--- What is required ---
Isolate every line in the data with the string "matplotlib" and copy it.

--- Recorded data ---
┏━━
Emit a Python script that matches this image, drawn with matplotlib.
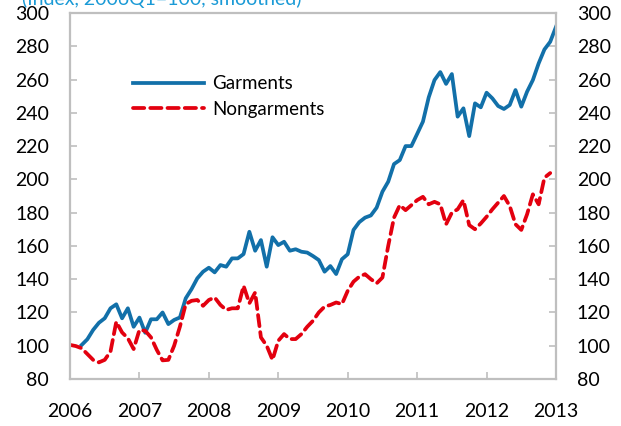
#!/usr/bin/env python3
# Garment vs nongarment index, 2006-2013

import numpy as np
import matplotlib
matplotlib.use("Agg")
import matplotlib.pyplot as plt

plt.rcParams['font.family'] = ['Lato', 'DejaVu Sans']

# monthly values, Garments start Mar-2006, Nongarments start Jan-2006
garmentsStart = 2
garments = [
    100.4, 103.9, 109.5, 113.8, 116.5, 122.5, 124.9, 116.5, 122.5, 111.4,
    116.9, 107.8, 115.9, 115.9, 120.0, 113.0, 115.5, 117.0, 128.5, 134.0,
    140.5, 144.5, 146.9, 144.1, 148.5, 147.5, 152.5, 152.5, 155.1, 168.5,
    157.1, 163.5, 147.5, 165.2, 160.5, 162.5, 157.1, 158.0, 156.5, 156.0,
    153.9, 151.5, 144.5, 147.9, 143.1, 152.0, 155.0, 169.6, 174.3, 177.0,
    178.3, 183.0, 192.6, 198.6, 209.2, 211.6, 220.0, 220.0, 227.3, 234.7,
    249.3, 259.7, 264.5, 257.4, 263.3, 237.7, 242.7, 226.0, 245.7, 243.3,
    252.1, 248.7, 244.1, 242.3, 244.7, 253.7, 243.7, 252.7, 259.7, 269.7,
    278.1, 282.7, 291.7,
]
nongarmentsStart = 0
nongarments = [
    100.5, 99.8, 98.5, 95.0, 91.5, 90.0, 91.5, 96.5, 114.4, 108.0,
    104.5, 98.0, 109.5, 109.0, 105.0, 97.5, 91.2, 91.5, 100.0, 111.5,
    125.0, 127.0, 127.5, 124.0, 127.5, 129.0, 124.5, 121.5, 122.5, 122.5,
    136.0, 125.5, 132.0, 105.0, 100.0, 91.5, 103.0, 107.0, 104.0, 104.0,
    107.0, 111.4, 115.0, 120.0, 123.5, 124.5, 126.0, 125.0, 133.0, 138.5,
    141.5, 143.0, 140.0, 137.5, 141.0, 160.0, 177.0, 184.5, 181.5, 184.5,
    187.5, 189.5, 185.0, 186.5, 185.0, 173.0, 180.0, 182.0, 187.5, 172.5,
    170.0, 173.5, 177.5, 182.0, 186.0, 190.0, 184.0, 173.0, 169.6, 179.0,
    191.0, 185.0, 201.0, 203.8,
]
years = [2006, 2007, 2008, 2009, 2010, 2011, 2012, 2013]
yTicks = [80, 100, 120, 140, 160, 180, 200, 220, 240, 260, 280, 300]
sTitle = "(Index, 2006Q1=100, smoothed)"

cBlue = "#1270a9"
cRed = "#e3000f"
cFrame = "#bfbfbf"

def month_axis(start, n):
    return years[0] + (start + np.arange(n)) / 12.0

fig = plt.figure(figsize=(6.21, 4.26), dpi=100)
ax = fig.add_axes([70/621, 1-379/426, 486/621, 366/426])

ax.plot(month_axis(garmentsStart, len(garments)), garments, color=cBlue,
        lw=2.7, label="Garments", solid_joinstyle='round')
ax.plot(month_axis(nongarmentsStart, len(nongarments)), nongarments, color=cRed,
        lw=2.7, dashes=(3.0, 1.6), label="Nongarments", dash_capstyle='round')

ax.set_xlim(years[0], years[-1])
ax.set_ylim(yTicks[0], yTicks[-1])
ax.set_xticks(years)
ax.set_yticks(yTicks)

for s in ax.spines.values():
    s.set_color(cFrame)
    s.set_linewidth(1.6)

ax.tick_params(axis='x', direction='in', length=5, width=1.2, color=cFrame,
               labelsize=14, pad=17)
ax.tick_params(axis='y', direction='in', length=5, width=1.2, color=cFrame,
               labelsize=14, pad=15, left=True, right=True,
               labelleft=True, labelright=True)

leg = ax.legend(loc='upper left', bbox_to_anchor=(0.13, 0.83), frameon=False,
                fontsize=13.5, handlelength=3.8, handletextpad=0.4,
                labelspacing=0.45, borderpad=0, borderaxespad=0)

# title sits mostly above the canvas, as in the source
fig.text(22/621, 1-5/426, sTitle, color="#1a9ad6", fontsize=14, va='baseline')

fig.savefig("out.png", dpi=100)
┗━━
--- Result below ---
Emit a Python script that matches this image, drawn with matplotlib.
import matplotlib
matplotlib.use("Agg")
import matplotlib.pyplot as plt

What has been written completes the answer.